吳副總幹事又告訴我,他自己是第二十九期畢業的校友,大學部四年,研究所兩年,畢業後離校工作一段時間,然後又回到母校工作已經四年,前後在母校待過十年以上,對校園內外環境非常明了熟悉,記憶不會有誤。
經他這番詳細說明,我們爭執的問題終於得到正確的答案,在電話上,我向他表示了誠摯的感謝,相約以後保持聯繫。至於和姨妹的打賭,本來就是玩笑性質,我只要證明自己記憶無誤,就心滿意足了,輸贏當然不了了之。

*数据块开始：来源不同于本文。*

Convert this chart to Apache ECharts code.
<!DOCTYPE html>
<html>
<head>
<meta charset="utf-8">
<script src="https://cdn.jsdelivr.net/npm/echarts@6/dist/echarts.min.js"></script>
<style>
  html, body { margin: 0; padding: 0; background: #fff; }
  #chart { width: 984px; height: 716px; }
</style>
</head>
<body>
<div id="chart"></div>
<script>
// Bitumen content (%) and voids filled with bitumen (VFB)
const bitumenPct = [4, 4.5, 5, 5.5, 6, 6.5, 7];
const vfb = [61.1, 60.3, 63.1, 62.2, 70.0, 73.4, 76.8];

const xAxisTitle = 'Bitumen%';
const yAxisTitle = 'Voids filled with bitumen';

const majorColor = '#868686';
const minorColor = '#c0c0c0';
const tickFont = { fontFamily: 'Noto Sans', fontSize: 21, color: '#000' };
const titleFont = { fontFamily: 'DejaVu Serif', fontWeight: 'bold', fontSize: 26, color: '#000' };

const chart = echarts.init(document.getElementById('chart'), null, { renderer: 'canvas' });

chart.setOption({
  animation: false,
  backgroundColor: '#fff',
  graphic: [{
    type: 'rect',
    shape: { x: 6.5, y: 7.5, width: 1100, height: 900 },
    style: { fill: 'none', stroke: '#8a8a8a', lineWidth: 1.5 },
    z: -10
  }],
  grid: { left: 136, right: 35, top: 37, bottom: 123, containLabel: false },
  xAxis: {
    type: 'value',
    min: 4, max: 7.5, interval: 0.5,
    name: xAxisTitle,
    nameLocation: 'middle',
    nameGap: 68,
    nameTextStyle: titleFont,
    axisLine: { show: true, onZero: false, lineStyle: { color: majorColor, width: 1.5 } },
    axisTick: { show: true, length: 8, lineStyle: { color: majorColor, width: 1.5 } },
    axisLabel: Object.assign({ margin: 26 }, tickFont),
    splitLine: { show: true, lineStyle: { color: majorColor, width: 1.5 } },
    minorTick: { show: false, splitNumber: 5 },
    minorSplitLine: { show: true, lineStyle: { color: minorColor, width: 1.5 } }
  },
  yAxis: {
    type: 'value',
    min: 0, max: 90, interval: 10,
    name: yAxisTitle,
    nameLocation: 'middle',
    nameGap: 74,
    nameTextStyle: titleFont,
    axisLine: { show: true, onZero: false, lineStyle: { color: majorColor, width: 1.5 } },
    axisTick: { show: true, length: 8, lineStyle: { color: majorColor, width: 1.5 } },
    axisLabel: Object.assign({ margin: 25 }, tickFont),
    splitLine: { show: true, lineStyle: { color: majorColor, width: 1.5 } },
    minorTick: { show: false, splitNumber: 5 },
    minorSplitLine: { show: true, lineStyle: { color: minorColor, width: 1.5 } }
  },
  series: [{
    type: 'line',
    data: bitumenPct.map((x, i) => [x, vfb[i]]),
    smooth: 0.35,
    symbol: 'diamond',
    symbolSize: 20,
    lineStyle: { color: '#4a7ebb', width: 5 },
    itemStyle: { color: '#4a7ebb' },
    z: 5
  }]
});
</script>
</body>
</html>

從台北回到洛杉磯後,又和幾位此間的政大前期校友談起這件事,大家記得的情況也都與我一樣。只是想不出,比我們晚畢業而且較我們年紀輕的後期校友,怎會以訛傳訛,不求甚解,把明明位於校園外面的湯恩伯墓,竟搬到校園內去了?由此可見,世間人事滄桑,真相易泯難求。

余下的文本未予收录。